EDITORIALE ||| Sanità: i cittadini del Tirreno cosentino approfittino di questa quarantena forzata per riflettere su cosa realmente vogliono.
TORTORA – Sono giorni pessimi. L’epidemia di Covid-19 se ne sta lì, a instillare in noi una montagna di riflessioni. Soprattutto sul come saremo e cosa cambieremo quando tutto sarà finito.
La sanità è tornata ad essere un tema di riflessione per il territorio del Tirreno cosentino.
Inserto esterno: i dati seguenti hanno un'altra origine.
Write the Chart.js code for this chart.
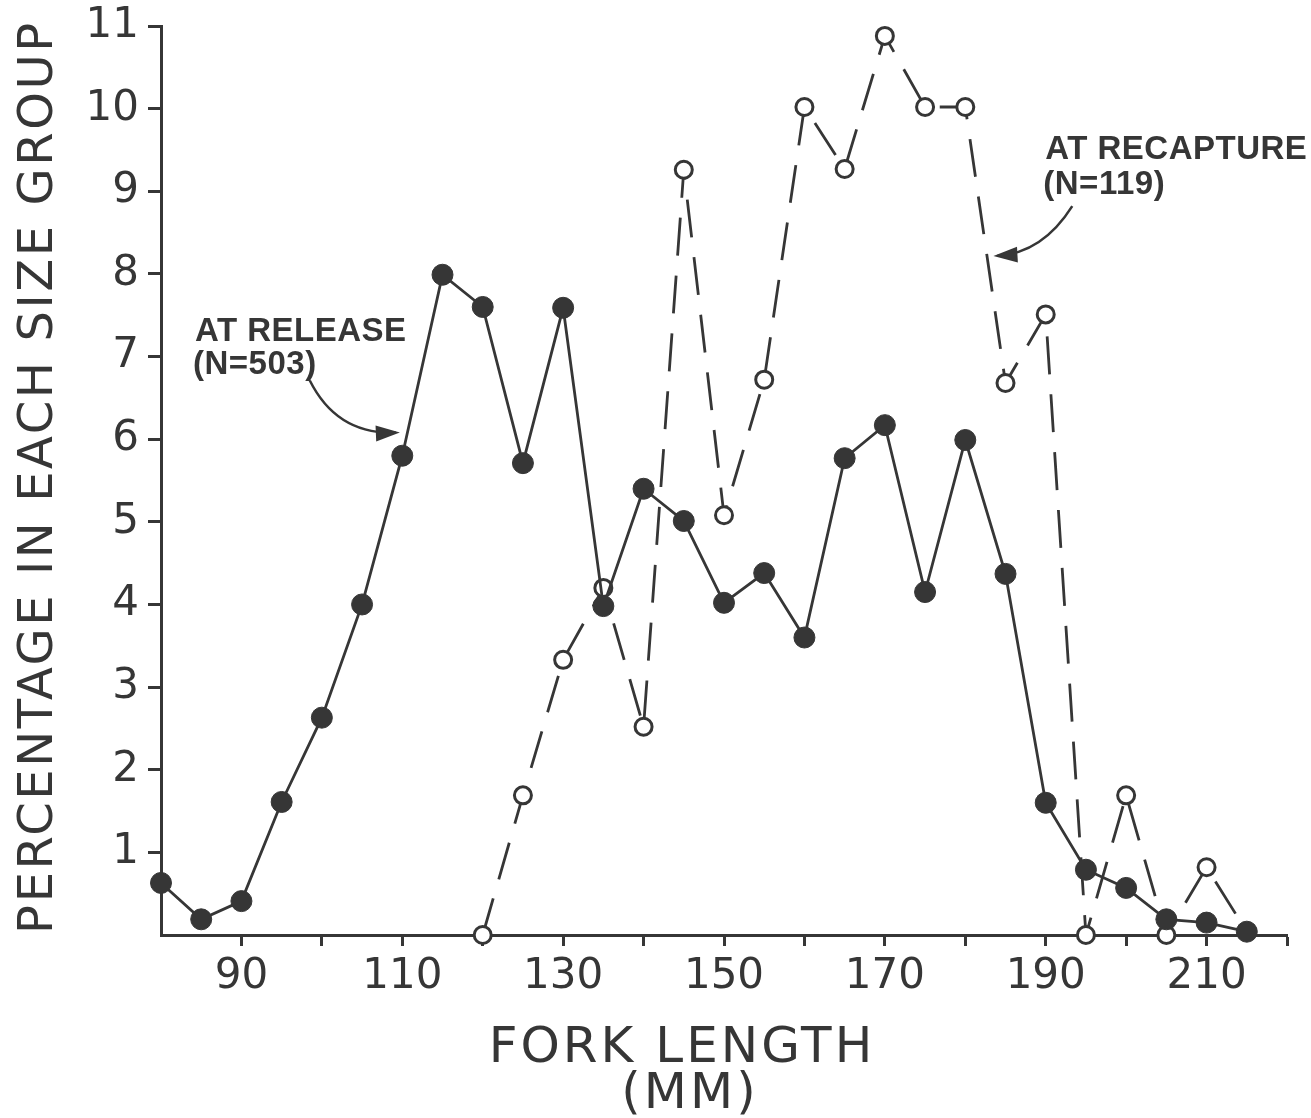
<!DOCTYPE html>
<html>
<head>
<meta charset="utf-8">
<script src="https://cdn.jsdelivr.net/npm/chart.js@4.4.1/dist/chart.umd.min.js"></script>
<style>
  html, body { margin: 0; padding: 0; background: #ffffff; }
  #wrap { width: 1311px; height: 1118px; }
</style>
</head>
<body>
<div id="wrap"><canvas id="c" width="1311" height="1118"></canvas></div>
<script>
// ---- data ----
const releaseLength = [80, 85, 90, 95, 100, 105, 110, 115, 120, 125, 130, 135, 140, 145, 150, 155, 160, 165, 170, 175, 180, 185, 190, 195, 200, 205, 210, 215];
const releasePct    = [0.63, 0.19, 0.41, 1.61, 2.63, 4.0, 5.8, 7.99, 7.6, 5.71, 7.59, 3.98, 5.4, 5.01, 4.02, 4.38, 3.6, 5.77, 6.17, 4.15, 5.99, 4.37, 1.6, 0.79, 0.57, 0.19, 0.15, 0.04];
const recaptureLength = [120, 125, 130, 135, 140, 145, 150, 155, 160, 165, 170, 175, 180, 185, 190, 195, 200, 205, 210, 215];
const recapturePct    = [0, 1.69, 3.33, 4.2, 2.52, 9.26, 5.08, 6.72, 10.02, 9.27, 10.88, 10.02, 10.02, 6.68, 7.51, 0, 1.69, 0, 0.82, 0.04];
const xTickLabels = [90, 110, 130, 150, 170, 190, 210];
const yTickLabels = [1, 2, 3, 4, 5, 6, 7, 8, 9, 10, 11];
const yAxisTitle = 'PERCENTAGE IN EACH SIZE GROUP';
const xAxisTitle = ['FORK LENGTH', '(MM)'];
const releaseNote = ['AT RELEASE', '(N=503)'];
const recaptureNote = ['AT RECAPTURE', '(N=119)'];

const INK = '#363636';
const FONT = '"DejaVu Sans", "Liberation Sans", sans-serif';

const toXY = (xs, ys) => xs.map((x, i) => ({ x: x, y: ys[i] }));

// annotations, titles and arrows drawn through the chart's scales
const decorPlugin = {
  id: 'decor',
  afterDraw(chart) {
    const ctx = chart.ctx;
    const xs = chart.scales.x, ys = chart.scales.y;
    const P = (x, y) => [xs.getPixelForValue(x), ys.getPixelForValue(y)];
    ctx.save();
    ctx.fillStyle = INK;
    ctx.strokeStyle = INK;

    // y axis title (rotated)
    ctx.save();
    ctx.font = '48px ' + FONT;
    ctx.letterSpacing = '2.6px';
    ctx.textAlign = 'center';
    ctx.textBaseline = 'alphabetic';
    ctx.translate(52, 477);
    ctx.rotate(-Math.PI / 2);
    ctx.fillText(yAxisTitle, 0, 0);
    ctx.restore();

    // x axis title (two lines)
    ctx.save();
    ctx.font = '50px ' + FONT;
    ctx.letterSpacing = '3px';
    ctx.textAlign = 'center';
    ctx.textBaseline = 'alphabetic';
    ctx.fillText(xAxisTitle[0], 682, 1062);
    ctx.fillText(xAxisTitle[1], 690, 1108);
    ctx.restore();

    // notes
    ctx.save();
    ctx.font = 'bold 33px "Liberation Sans", ' + FONT;
    ctx.letterSpacing = '0.5px';
    ctx.textAlign = 'left';
    ctx.textBaseline = 'alphabetic';
    let p = P(84.23, 7.19); ctx.fillText(releaseNote[0], p[0], p[1]);
    p = P(83.98, 6.79);     ctx.fillText(releaseNote[1], p[0], p[1]);
    p = P(189.95, 9.39);    ctx.fillText(recaptureNote[0], p[0], p[1]);
    p = P(189.7, 8.97);     ctx.fillText(recaptureNote[1], p[0], p[1]);
    ctx.restore();

    // curved arrows
    const arrow = (a, c, b) => {
      const A = P(a[0], a[1]), C = P(c[0], c[1]), B = P(b[0], b[1]);
      ctx.beginPath();
      ctx.lineWidth = 2.5;
      ctx.moveTo(A[0], A[1]);
      ctx.quadraticCurveTo(C[0], C[1], B[0], B[1]);
      ctx.stroke();
      const ang = Math.atan2(B[1] - C[1], B[0] - C[0]);
      const L = 20, W = 8;
      ctx.beginPath();
      ctx.moveTo(B[0] + Math.cos(ang) * 4, B[1] + Math.sin(ang) * 4);
      ctx.lineTo(B[0] - Math.cos(ang) * L + Math.sin(ang) * W, B[1] - Math.sin(ang) * L - Math.cos(ang) * W);
      ctx.lineTo(B[0] - Math.cos(ang) * L - Math.sin(ang) * W, B[1] - Math.sin(ang) * L + Math.cos(ang) * W);
      ctx.closePath();
      ctx.fill();
    };
    arrow([98.5, 6.71], [101.9, 6.05], [109.2, 6.08]);
    arrow([193.3, 8.82], [189.6, 8.25], [184.0, 8.22]);
    ctx.restore();
  }
};

new Chart(document.getElementById('c'), {
  type: 'line',
  data: {
    datasets: [
      {
        label: 'At release',
        data: toXY(releaseLength, releasePct),
        borderColor: INK,
        borderWidth: 2.8,
        pointRadius: 10.5,
        pointBackgroundColor: INK,
        pointBorderColor: INK,
        pointBorderWidth: 1,
        tension: 0,
        clip: false
      },
      {
        label: 'At recapture',
        data: toXY(recaptureLength, recapturePct),
        borderColor: INK,
        borderWidth: 2.8,
        borderDash: [38, 20],
        pointRadius: 8.5,
        pointBackgroundColor: '#ffffff',
        pointBorderColor: INK,
        pointBorderWidth: 3,
        tension: 0,
        clip: false
      }
    ]
  },
  options: {
    responsive: false,
    devicePixelRatio: 1,
    animation: false,
    events: [],
    layout: { padding: { left: 0, right: 24, top: 26, bottom: 0 } },
    plugins: { legend: { display: false }, tooltip: { enabled: false }, title: { display: false } },
    scales: {
      x: {
        type: 'linear',
        position: 'bottom',
        min: 80,
        max: 220,
        afterFit(s) { s.height = 183; s.paddingLeft = 0; s.paddingRight = 0; },
        afterBuildTicks(s) {
          const t = [];
          for (let v = 80; v <= 220; v += 10) t.push({ value: v });
          s.ticks = t;
        },
        ticks: {
          autoSkip: false,
          maxRotation: 0,
          padding: 6,
          color: INK,
          font: { family: FONT, size: 42 },
          callback: (v) => xTickLabels.includes(v) ? String(v) : ''
        },
        grid: {
          drawOnChartArea: false,
          drawTicks: true,
          tickLength: 11,
          tickWidth: 3,
          tickColor: (c) => (c.tick && c.tick.value === 80) ? 'rgba(0,0,0,0)' : INK
        },
        border: { display: true, width: 3, color: INK }
      },
      y: {
        type: 'linear',
        min: 0,
        max: 11,
        afterFit(s) { s.width = 161; s.paddingTop = 0; s.paddingBottom = 0; },
        afterBuildTicks(s) {
          s.ticks = [{ value: 0 }].concat(yTickLabels.map(v => ({ value: v })));
        },
        ticks: {
          autoSkip: false,
          padding: 9,
          color: INK,
          font: { family: FONT, size: 42 },
          callback: (v) => yTickLabels.includes(v) ? String(v) : ''
        },
        grid: {
          drawOnChartArea: false,
          drawTicks: true,
          tickLength: 13,
          tickWidth: 3,
          tickColor: (c) => (c.tick && c.tick.value === 0) ? 'rgba(0,0,0,0)' : INK
        },
        border: { display: true, width: 3, color: INK }
      }
    }
  },
  plugins: [decorPlugin]
});
</script>
</body>
</html>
E la realtà ci restituisce istantanee disarmanti.
Lo Spoke Paola – Cetraro pare sempre più indecifrabile e in molti (non ultimo Raffaele Papa) ritengono sia il caso di riprendere il discorso ormai perennemente in sospeso dell’ospedale di Praia a Mare.
Nelle chat di whatsapp in cui messaggio con gli amici si prova soprattutto a scherzare. Anche su una cosa dannatamente seria come il Coronavirus. Lo esorcizziamo, senza però mai riuscirci del tutto. In una di queste, ieri, ho scritto una cosa molto pesante.
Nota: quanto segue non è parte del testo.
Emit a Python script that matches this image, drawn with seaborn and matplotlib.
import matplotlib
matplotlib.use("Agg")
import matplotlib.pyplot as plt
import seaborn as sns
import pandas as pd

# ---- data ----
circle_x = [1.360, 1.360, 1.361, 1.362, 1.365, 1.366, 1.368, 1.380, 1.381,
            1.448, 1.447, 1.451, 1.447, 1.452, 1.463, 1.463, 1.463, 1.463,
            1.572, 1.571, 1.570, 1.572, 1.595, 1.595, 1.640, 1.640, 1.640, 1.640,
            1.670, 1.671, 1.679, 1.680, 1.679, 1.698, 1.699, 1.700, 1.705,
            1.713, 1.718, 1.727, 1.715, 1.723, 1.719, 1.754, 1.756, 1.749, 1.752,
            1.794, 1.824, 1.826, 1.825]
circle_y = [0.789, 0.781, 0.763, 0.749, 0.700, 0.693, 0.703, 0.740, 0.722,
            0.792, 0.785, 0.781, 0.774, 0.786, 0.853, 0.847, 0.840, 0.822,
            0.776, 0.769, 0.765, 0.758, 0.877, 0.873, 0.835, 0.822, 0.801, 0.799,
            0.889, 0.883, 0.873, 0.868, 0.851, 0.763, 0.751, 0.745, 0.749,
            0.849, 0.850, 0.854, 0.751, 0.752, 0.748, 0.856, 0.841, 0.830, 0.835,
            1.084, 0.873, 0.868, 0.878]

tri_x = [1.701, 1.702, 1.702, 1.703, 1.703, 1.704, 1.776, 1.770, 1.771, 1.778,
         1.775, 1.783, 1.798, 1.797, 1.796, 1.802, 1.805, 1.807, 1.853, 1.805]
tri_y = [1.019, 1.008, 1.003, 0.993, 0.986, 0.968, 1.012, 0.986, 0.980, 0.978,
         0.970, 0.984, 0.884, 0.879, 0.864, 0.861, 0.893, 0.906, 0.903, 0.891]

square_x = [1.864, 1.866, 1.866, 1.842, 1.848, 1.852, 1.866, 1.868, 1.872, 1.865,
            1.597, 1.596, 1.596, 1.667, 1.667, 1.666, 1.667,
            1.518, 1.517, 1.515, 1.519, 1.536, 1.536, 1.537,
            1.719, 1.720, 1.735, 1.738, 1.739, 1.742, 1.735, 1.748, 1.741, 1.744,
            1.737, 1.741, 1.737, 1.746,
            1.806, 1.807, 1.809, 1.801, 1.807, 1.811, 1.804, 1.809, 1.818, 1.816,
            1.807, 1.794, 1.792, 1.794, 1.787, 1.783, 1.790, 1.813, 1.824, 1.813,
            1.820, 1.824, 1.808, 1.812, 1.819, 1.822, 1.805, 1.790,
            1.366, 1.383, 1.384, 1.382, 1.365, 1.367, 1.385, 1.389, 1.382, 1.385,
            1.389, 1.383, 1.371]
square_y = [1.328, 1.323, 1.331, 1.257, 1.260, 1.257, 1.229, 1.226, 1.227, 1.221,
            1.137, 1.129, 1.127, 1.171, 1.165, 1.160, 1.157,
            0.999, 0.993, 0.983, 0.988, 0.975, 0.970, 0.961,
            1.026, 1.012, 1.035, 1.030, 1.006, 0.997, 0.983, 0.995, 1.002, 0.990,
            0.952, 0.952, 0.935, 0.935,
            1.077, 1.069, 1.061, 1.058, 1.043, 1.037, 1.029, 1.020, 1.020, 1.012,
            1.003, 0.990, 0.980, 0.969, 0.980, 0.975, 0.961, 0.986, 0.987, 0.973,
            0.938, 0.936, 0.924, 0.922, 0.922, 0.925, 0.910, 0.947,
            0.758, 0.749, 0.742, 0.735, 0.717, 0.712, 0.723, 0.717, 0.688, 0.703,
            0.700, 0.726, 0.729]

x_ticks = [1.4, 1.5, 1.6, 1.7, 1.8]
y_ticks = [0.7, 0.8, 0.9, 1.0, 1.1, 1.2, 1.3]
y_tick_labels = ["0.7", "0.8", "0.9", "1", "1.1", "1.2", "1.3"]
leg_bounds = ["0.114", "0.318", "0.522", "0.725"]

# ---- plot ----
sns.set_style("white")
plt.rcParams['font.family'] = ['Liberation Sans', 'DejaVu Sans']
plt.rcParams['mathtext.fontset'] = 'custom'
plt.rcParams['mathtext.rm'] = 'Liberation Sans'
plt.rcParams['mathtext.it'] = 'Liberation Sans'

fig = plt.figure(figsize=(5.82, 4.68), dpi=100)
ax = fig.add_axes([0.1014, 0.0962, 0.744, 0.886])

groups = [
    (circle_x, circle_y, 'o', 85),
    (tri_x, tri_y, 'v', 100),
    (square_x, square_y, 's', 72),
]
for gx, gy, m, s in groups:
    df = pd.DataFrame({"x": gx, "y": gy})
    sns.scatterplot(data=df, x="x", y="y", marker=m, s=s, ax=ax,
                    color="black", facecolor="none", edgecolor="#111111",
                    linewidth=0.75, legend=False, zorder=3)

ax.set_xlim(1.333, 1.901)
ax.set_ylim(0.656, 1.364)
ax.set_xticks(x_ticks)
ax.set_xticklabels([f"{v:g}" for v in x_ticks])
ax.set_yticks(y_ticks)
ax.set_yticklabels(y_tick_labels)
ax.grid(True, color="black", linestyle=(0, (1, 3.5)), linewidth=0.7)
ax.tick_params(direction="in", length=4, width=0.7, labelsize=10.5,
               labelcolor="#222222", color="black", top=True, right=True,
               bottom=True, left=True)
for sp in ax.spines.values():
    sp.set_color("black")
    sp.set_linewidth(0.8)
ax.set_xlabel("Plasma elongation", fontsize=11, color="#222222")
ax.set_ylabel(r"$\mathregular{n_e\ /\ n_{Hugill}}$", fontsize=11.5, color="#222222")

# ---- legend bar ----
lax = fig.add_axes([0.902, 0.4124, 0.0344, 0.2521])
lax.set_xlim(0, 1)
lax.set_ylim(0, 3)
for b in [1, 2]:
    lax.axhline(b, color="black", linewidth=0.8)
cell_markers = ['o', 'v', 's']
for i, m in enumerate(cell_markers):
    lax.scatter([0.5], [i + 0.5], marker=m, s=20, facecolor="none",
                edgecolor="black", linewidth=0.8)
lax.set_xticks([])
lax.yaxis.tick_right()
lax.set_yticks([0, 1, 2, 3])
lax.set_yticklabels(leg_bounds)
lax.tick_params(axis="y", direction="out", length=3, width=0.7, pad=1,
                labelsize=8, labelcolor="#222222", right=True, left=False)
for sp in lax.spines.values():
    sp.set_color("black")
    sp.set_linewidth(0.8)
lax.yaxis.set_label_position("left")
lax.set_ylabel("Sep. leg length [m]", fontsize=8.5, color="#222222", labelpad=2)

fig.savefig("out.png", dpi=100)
“Non esco di casa. Tremo al solo pensiero di me o di qualcuno di caro contagiato e trasportato all’ospedale di Cetraro“.
Ne approfitto per ringraziare tutti i medici, infermieri, Oss, portantini, addetti alle pulizie che sono la nostra prima linea in questo territorio. Mi piace pensare che siano i primi a non volere una sanità di questo livello.
Spero che qualcuno smentisca questa affermazione: da Tortora ad Amantea non c’è la sanità che gli abitanti meritano.
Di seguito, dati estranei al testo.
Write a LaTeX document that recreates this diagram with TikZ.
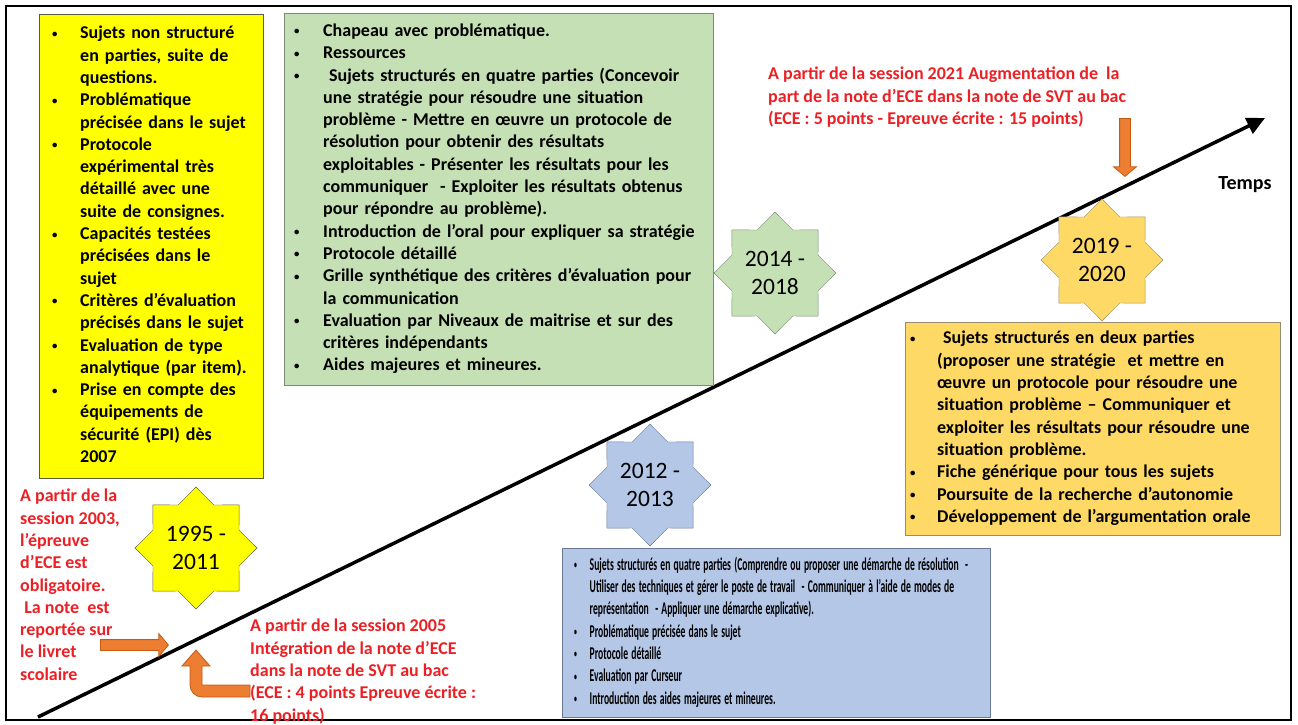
\documentclass[tikz,border=0pt]{standalone}
\usepackage{fontspec}
\usepackage{graphicx}
\setmainfont{Carlito}
\usetikzlibrary{shapes.geometric,shapes.arrows,arrows.meta,positioning}
\definecolor{yfill}{RGB}{255,255,0}
\definecolor{yline}{RGB}{90,90,60}
\definecolor{gfill}{RGB}{197,224,180}
\definecolor{gline}{RGB}{120,140,120}
\definecolor{bfill}{RGB}{180,199,231}
\definecolor{bline}{RGB}{105,120,150}
\definecolor{ofill}{RGB}{255,217,102}
\definecolor{oline}{RGB}{150,140,110}
\definecolor{arrfill}{RGB}{237,125,49}
\definecolor{arrline}{RGB}{197,90,17}
\definecolor{redtxt}{RGB}{236,32,36}
\newcommand{\bul}{\raisebox{1.5pt}{\scalebox{0.6}{\textbullet}}}
\newenvironment{bullets}[1]{\begin{tabular}{@{}p{#1}@{}l@{}}}{\end{tabular}}

\begin{document}
\begin{tikzpicture}[x=1pt,y=-1pt,
    box/.style={draw,anchor=north west,inner ysep=0pt,align=left,font=\fontsize{18}{22.3}\selectfont\bfseries},
    star8/.style={star,star points=8,star point ratio=1.31,minimum size=122pt,inner sep=0pt,draw,align=center,font=\fontsize{23.5}{28}\selectfont},
    note/.style={text=redtxt,anchor=north west,inner sep=0pt,align=left,font=\fontsize{18}{22.3}\selectfont\bfseries},
    barr/.style={single arrow,draw=arrline,fill=arrfill,text height=5pt,text depth=5pt,single arrow head extend=6pt,single arrow tip angle=100,inner sep=0pt,line width=0.8pt},
    timeline/.style={line width=3.5pt,-{Triangle[length=18pt,width=17pt]}}
    ]
    \useasboundingbox (0,0) rectangle (1298,724);
    \draw[line width=1.8pt] (6,6) rectangle (1291,720);

    \coordinate (tstart) at (38,717);
    \coordinate (tend) at (1265,118);
    \draw[timeline] (tstart) -- (tend);
    \node[font=\fontsize{20}{24}\selectfont\bfseries] (temps) at (1245,185) {Temps};

    \node[box,fill=yfill,draw=yline,minimum width=224pt,minimum height=464pt,text width=198pt,inner xsep=13pt] (p1995) at (39,14) {%
    \begin{bullets}{28pt}
    \bul & Sujets non structuré\\
    & en parties, suite de\\
    & questions.\\
    \bul & Problématique\\
    & précisée dans le sujet\\
    \bul & Protocole\\
    & expérimental très\\
    & détaillé avec une\\
    & suite de consignes.\\
    \bul & Capacités testées\\
    & précisées dans le\\
    & sujet\\
    \bul & Critères d’évaluation\\
    & précisés dans le sujet\\
    \bul & Evaluation de type\\
    & analytique (par item).\\
    \bul & Prise en compte des\\
    & équipements de\\
    & sécurité (EPI) dès\\
    & 2007
    \end{bullets}};

    \node[box,fill=gfill,draw=gline,minimum width=429pt,minimum height=372pt,text width=409pt,inner xsep=10pt] (p2014) at (284,13) {%
    \begin{bullets}{29pt}
    \bul & Chapeau avec problématique.\\
    \bul & Ressources\\
    \bul & \ Sujets structurés en quatre parties (Concevoir\\
    & une stratégie pour résoudre une situation\\
    & problème - Mettre en œuvre un protocole de\\
    & résolution pour obtenir des résultats\\
    & exploitables - Présenter les résultats pour les\\
    & communiquer \ - Exploiter les résultats obtenus\\
    & pour répondre au problème).\\
    \bul & Introduction de l’oral pour expliquer sa stratégie\\
    \bul & Protocole détaillé\\
    \bul & Grille synthétique des critères d’évaluation pour\\
    & la communication\\
    \bul & Evaluation par Niveaux de maitrise et sur des\\
    & critères indépendants\\
    \bul & Aides majeures et mineures.
    \end{bullets}};

    \node[box,fill=ofill,draw=oline,minimum width=375pt,minimum height=213pt,text width=365pt,inner xsep=5pt] (p2019) at (905,322) {%
    \begin{bullets}{27pt}
    \bul & \ Sujets structurés en deux parties\\
    & (proposer une stratégie \ et mettre en\\
    & œuvre un protocole pour résoudre une\\
    & situation problème – Communiquer et\\
    & exploiter les résultats pour résoudre une\\
    & situation problème.\\
    \bul & Fiche générique pour tous les sujets\\
    \bul & Poursuite de la recherche d’autonomie\\
    \bul & Développement de l’argumentation orale
    \end{bullets}};

    \node[box,fill=bfill,draw=bline,minimum width=428pt,minimum height=169pt,text width=404pt,inner xsep=12pt] (p2012) at (562,548) {%
    \scalebox{0.535}[1]{\begin{bullets}{29pt}
    \bul & Sujets structurés en quatre parties (Comprendre ou proposer une démarche de résolution \ -\\
    & Utiliser des techniques et gérer le poste de travail \ - Communiquer à l’aide de modes de\\
    & représentation \ - Appliquer une démarche explicative).\\
    \bul & Problématique précisée dans le sujet\\
    \bul & Protocole détaillé\\
    \bul & Evaluation par Curseur\\
    \bul & Introduction des aides majeures et mineures.
    \end{bullets}}};

    \node[star8,fill=yfill,draw=yline] (s1995) at (196,548) {1995 -\\2011};
    \node[star8,fill=bfill,draw=bline] (s2012) at (650,485) {2012 -\\2013};
    \node[star8,fill=gfill,draw=gline] (s2014) at (775,273) {2014 -\\2018};
    \node[star8,fill=ofill,draw=oline] (s2019) at (1102,260) {2019 -\\2020};

    \node[note] (n2003) at (20,489) {A partir de la\\session 2003,\\l’épreuve\\d’ECE est\\obligatoire.\\\ La note \ est\\reportée sur\\le livret\\scolaire};
    \node[note] (n2005) at (250,619) {A partir de la session 2005\\Intégration de la note d’ECE\\dans la note de SVT au bac\\(ECE : 4 points Epreuve écrite :\\16 points)};
    \node[note] (n2021) at (768,67) {A partir de la session 2021 Augmentation de \ la\\part de la note d’ECE dans la note de SVT au bac\\(ECE : 5 points - Epreuve écrite : 15 points)};

    \node[barr,minimum height=68pt,anchor=west] (a2003) at (100,645) {};
    \node[barr,minimum height=58pt,anchor=west,rotate=-90] (a2021) at (1125,118) {};
    \filldraw[draw=arrline,fill=arrfill,line width=0.8pt] (196,650) -- (210,666) -- (202,666) -- (202,685) -- (250,685) -- (250,697) -- (202,697) arc[start angle=90,end angle=180,radius=12] -- (190,666) -- (182,666) -- cycle;
\end{tikzpicture}
\end{document}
Credo tutti noi dovremmo sfruttare questo tempo di quarantena per riflettere anche su un tema come questo. La lotta non deve essere per l’ospedale di Praia a Mare, o per il San Francesco di Paola o per il Iannelli di Cetraro. Sono solo contenitori. La lotta deve essere per i contenuti.
Ma fin ora, la “lotta” della popolazione, delle associazioni e dei comitati e quella dei politici ha prodotto contenitori senza o con pochi contenuti.
O con contenuti “sparpagliati” come nel caso dello Spoke Paola-Cetraro, una situazione a dir poco imbarazzante. O con contenuti “minimali” come nel caso di Praia a Mare, dove l’imbarazzo ha lasciato il campo alla rassegnazione.
La lotta, insomma, deve essere per la sanità territoriale.
Quel che credo che tutti noi dovremmo pretendere è che un ospedale, o due o tre o quattro ospedali di questo territorio debbano essere realmente tali. Altrimenti: nessuno.
Pretendere dei veri ospedali significherà non accontentarsi del meno peggio. Un “mezzo” pronto soccorso, una dozzina di posti letto in qualche specialistica, un reparto tre mesi lì e tre mesi da un’altra parte.
Assurdo, poi, è stato accontentarsi di “avere un codice”, di montare una insegna, di tagliare un nastro. Sono cose insufficienti per parlare di ospedale, di sanità.
Se c’è una lotta da fare (e da preparare ora) è per il tutto o per il niente.
Chiudo affermando un concetto molto impopolare. Se Paola, Cetraro e Praia a Mare devono essere “ospedalicchi”, piuttosto che chiudano.